Through this journey something happened to me that I wasn’t prepared for. You know you will get homesick, that you will miss your family and friends, suffer from culture shock and at times be weighed down by loneliness. There will be tears because you can’t order gas or because you accidentally drove on the wrong side of the road, but I was never prepared for the overwhelming feelings of anger and resentment towards the one who made my adventures all possible. I’m probably the only women who has felt like this and it makes me feel like a terrible person, spoilt and ungrateful. What if I woke up when I was 80, looked back and felt like I’d wasted my life living someone else’s? I tried to remind myself that I was living my dream except I wasn’t entirely, there was a piece of it missing.  I’m proud of my husband and know everything I have is because of him, but I never wanted to be a kept woman.

I can only describe what I’ve gone through as losing my identity. I had no idea who I was anymore and the thought of having to reinvent myself again was exhausting. I had planned my life out and I didn’t for one-minute think that I would be defined by what my husband did. My friends were moving forward. They were being promoted and receiving awards for their work. They were successful. They were everything I wanted to be. I hadn’t realised how much value I placed on having a job and being able to financially contribute. It made me feel like an equal in my relationship. Now I just felt like a housemaid who did good deeds.

Through my struggle to find my place my husband told me that I could be and do anything I wanted.
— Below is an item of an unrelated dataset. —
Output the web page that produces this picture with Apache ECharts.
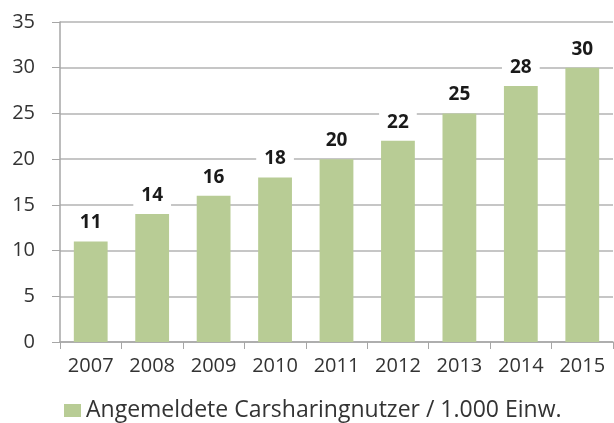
<!DOCTYPE html>
<html><head><meta charset="utf-8">
<script src="https://cdn.jsdelivr.net/npm/echarts@6/dist/echarts.min.js"></script>
<style>html,body{margin:0;padding:0;background:#fff}#c{width:614px;height:423px}</style>
</head><body><div id="c"></div>
<script>
const categories = ['2007','2008','2009','2010','2011','2012','2013','2014','2015'];
const values = [11,14,16,18,20,22,25,28,30];
const seriesName = 'Angemeldete Carsharingnutzer / 1.000 Einw.';
const yTicks = {min:0, max:35, interval:5};

const chart = echarts.init(document.getElementById('c'), null, {renderer:'canvas'});
chart.setOption({
  animation:false,
  textStyle:{fontFamily:'Open Sans'},
  grid:{left:60, right:1, top:22, bottom:81},
  legend:{
    data:[seriesName], left:59, top:394, itemWidth:17, itemHeight:13, itemGap:6,
    icon:'rect',
    textStyle:{fontSize:23, color:'#333', fontFamily:'Open Sans'}
  },
  xAxis:{
    type:'category', data:categories,
    axisLine:{lineStyle:{color:'#a6a6a6', width:1.5}},
    axisTick:{show:true, length:7, inside:false, lineStyle:{color:'#a6a6a6'}},
    axisLabel:{fontSize:20, color:'#333', margin:14}
  },
  yAxis:{
    type:'value', min:yTicks.min, max:yTicks.max, interval:yTicks.interval,
    axisLine:{show:true, lineStyle:{color:'#a6a6a6', width:1.5}},
    axisTick:{show:true, length:8, lineStyle:{color:'#a6a6a6'}},
    splitLine:{lineStyle:{color:'#b3b3b3', width:1.5}},
    axisLabel:{fontSize:20, color:'#333', margin:25}
  },
  series:[{
    name:seriesName, type:'bar', data:values, barWidth:'55%',
    itemStyle:{color:'#b8cc95'},
    label:{show:true, position:'top', distance:7, fontSize:19, fontWeight:'bold', color:'#1a1a1a',
      backgroundColor:'#fff', padding:[2,8,2,8]}
  }]
});
</script></body></html>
I hated him for saying it. How could he ever understand what I was going through? He was climbing the ladder while I’d fallen off the edge. Since coming to Oman I can see for the first time that I’ve been looking at my situation all wrong. It has taken me years to see what he had always seen. It didn’t matter if other people thought I was riding on his coat tails and living my life at his expense, because I wasn’t.  That chip on my shoulder and my feelings of inadequacy over a job title and monthly salary have held me back. I had the courage to leave my life behind but didn’t have the courage to see beyond my own self-pity. The truth is I have given up a lot, but I have gained so much more. If I get to 80 and look back and say ‘I wasted my life living someone else’s’ I only have myself to blame. Everything is right in front of me, I just have to have the courage to take it.